Es ist witzig, wenn dieser mit seinem neuem Auto zu einer Prosti­tu­ierten hinfährt, nur um ihr zu sagen, dass er es doch gar nicht nötig habe für das ficken zu bezahlen. Dieses Paradox der Sehn­süchte, das sich an der Realität reibt.

Eine wirkliche Spannung gelingt dem Film aber erst ab der zweiten Episode, denn dort werden drama­tur­gi­sche Fährten eingelöst und wir erkennen die Verknüp­fung der Personen. So bleibt der Film nicht bei einer reinen Beschrei­bung, sondern beleuchtet aus den verschie­denen Perspek­tiven ein und dieselbe Situation. Eröffnet Einblicke in die verschie­denen Moti­va­tionen und entlarvt seine Figuren.
Es fängt an mit Eva, die ein alltäg­li­ches Fami­li­en­leben mit ihrem Mann und ihrer Teenage­tochter hat. Bis der Anruf von Tomasz kommt, ein Liebhaber aus früheren Zeiten, zu Besuch in ihrer Stadt. Sie muss nicht lange überlegen, trifft ihn in seinem Hotel­zimmer und dort wird ohne viele Worte das Begehren ausgelebt, was ihr zu Hause fehlt.

Die Super­markt­kas­sie­rerin Sonja dagegen liebt ihren Freund Marco mit einer krank­haften Eifer­sucht. In der Hoffnung ihn besser an sich binden zu können, gibt sie vor von ihm schwanger zu sein. Aber wie ein langsames Gift träufelt sich die Eifer­sucht in ihre Gefühle und demütigt sie, indem sie Beschul­di­gungen ausspricht, die keine Basis haben. Trotzdem hat sie recht, Marco betrügt sie, aber wie und mit wem wird ihr erst am Ende klar und da entscheidet sie sich für Selbst­mord als Hilferuf. Und dann ist da noch Nicole, die mit ihrem kleinen Sohn im Wohnblock lebt.
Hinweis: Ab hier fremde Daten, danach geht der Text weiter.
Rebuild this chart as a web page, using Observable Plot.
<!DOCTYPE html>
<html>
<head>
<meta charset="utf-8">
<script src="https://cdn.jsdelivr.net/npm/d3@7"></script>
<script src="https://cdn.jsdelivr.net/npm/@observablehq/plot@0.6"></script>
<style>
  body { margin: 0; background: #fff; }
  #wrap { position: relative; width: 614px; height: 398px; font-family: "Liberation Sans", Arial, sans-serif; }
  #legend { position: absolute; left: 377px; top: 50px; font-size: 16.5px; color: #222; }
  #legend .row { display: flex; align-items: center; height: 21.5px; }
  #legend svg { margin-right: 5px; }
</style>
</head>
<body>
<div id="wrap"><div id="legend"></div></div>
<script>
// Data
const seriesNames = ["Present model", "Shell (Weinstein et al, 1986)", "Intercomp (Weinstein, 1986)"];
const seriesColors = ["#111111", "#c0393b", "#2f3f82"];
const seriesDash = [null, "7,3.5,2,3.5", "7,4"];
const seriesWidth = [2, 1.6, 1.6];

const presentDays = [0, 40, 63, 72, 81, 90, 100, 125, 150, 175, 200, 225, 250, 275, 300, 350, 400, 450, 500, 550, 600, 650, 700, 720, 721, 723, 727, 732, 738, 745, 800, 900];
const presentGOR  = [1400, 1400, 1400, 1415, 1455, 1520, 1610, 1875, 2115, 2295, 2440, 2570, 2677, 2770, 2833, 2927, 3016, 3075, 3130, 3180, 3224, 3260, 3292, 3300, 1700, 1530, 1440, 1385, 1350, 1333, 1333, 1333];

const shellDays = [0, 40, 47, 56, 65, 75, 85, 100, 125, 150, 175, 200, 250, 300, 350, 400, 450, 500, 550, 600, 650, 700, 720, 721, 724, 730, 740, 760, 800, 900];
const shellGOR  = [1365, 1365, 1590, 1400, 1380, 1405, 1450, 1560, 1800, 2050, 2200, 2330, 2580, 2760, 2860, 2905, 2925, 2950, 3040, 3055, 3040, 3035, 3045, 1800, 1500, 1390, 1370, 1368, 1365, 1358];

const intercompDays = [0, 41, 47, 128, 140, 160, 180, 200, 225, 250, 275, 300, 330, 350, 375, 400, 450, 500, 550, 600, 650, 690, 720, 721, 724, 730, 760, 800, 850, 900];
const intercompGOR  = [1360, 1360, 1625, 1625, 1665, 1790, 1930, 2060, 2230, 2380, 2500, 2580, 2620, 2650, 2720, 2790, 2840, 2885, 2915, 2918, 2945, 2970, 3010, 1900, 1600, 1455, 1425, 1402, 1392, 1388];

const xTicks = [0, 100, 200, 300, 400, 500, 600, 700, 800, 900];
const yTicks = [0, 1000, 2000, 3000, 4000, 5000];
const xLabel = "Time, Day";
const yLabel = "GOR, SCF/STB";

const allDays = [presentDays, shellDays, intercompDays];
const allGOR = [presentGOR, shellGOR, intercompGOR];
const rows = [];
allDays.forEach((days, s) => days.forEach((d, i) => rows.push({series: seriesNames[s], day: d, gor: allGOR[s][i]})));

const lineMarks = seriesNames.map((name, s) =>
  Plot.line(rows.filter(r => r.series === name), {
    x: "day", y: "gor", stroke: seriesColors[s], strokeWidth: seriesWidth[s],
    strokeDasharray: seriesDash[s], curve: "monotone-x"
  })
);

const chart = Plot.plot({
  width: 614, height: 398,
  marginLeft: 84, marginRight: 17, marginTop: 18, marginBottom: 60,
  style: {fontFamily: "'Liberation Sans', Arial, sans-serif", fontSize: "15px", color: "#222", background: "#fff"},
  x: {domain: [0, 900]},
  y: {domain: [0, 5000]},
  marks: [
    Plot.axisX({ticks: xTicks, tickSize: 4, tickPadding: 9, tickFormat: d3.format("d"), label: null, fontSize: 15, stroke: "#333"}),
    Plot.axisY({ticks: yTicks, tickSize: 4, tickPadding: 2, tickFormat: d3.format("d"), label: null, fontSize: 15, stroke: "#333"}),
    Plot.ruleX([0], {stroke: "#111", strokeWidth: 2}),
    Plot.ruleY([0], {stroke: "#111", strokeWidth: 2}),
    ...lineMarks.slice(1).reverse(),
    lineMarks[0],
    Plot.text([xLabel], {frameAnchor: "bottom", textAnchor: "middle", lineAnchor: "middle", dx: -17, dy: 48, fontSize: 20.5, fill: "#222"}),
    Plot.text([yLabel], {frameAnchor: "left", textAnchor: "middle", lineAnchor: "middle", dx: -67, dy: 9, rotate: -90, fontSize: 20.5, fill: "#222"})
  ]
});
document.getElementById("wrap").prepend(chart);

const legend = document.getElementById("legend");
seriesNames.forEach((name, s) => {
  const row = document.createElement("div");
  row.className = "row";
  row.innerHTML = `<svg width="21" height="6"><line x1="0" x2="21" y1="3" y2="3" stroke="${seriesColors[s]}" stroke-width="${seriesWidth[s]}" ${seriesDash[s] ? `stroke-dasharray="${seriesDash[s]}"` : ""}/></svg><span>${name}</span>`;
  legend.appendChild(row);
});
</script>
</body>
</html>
Sie ist die Geliebte von Marco, wird aber regel­mäßig von ihrem Ex-Mann Alex drang­sa­liert. Alex kann nicht wahrhaben, dass Nicole seine Gefühle nicht mehr erwidert. Sie muss verstört sein, sonst würde sie erkennen, dass er ihr Glück ist. Zur Not beweist er ihr das auch mit Schlägen, um sie vor sich selbst zu schützen.

Was hier in groben Zügen nach­ge­zeichnet ist, wird im Film in subtilen leichten Verknüp­fungen drama­tur­gisch aufgelöst und macht Vergnügen. Antares ist nicht nur soziales Drama, trotz der Tristesse des Wohn­blocks, bleibt genug Hoffnung und Witz um nicht in ein Betrof­fen­heits­drama abzu­rut­schen, das es uns erlauben würde zu sagen: Ja, die anderen sind schon arme Schweine.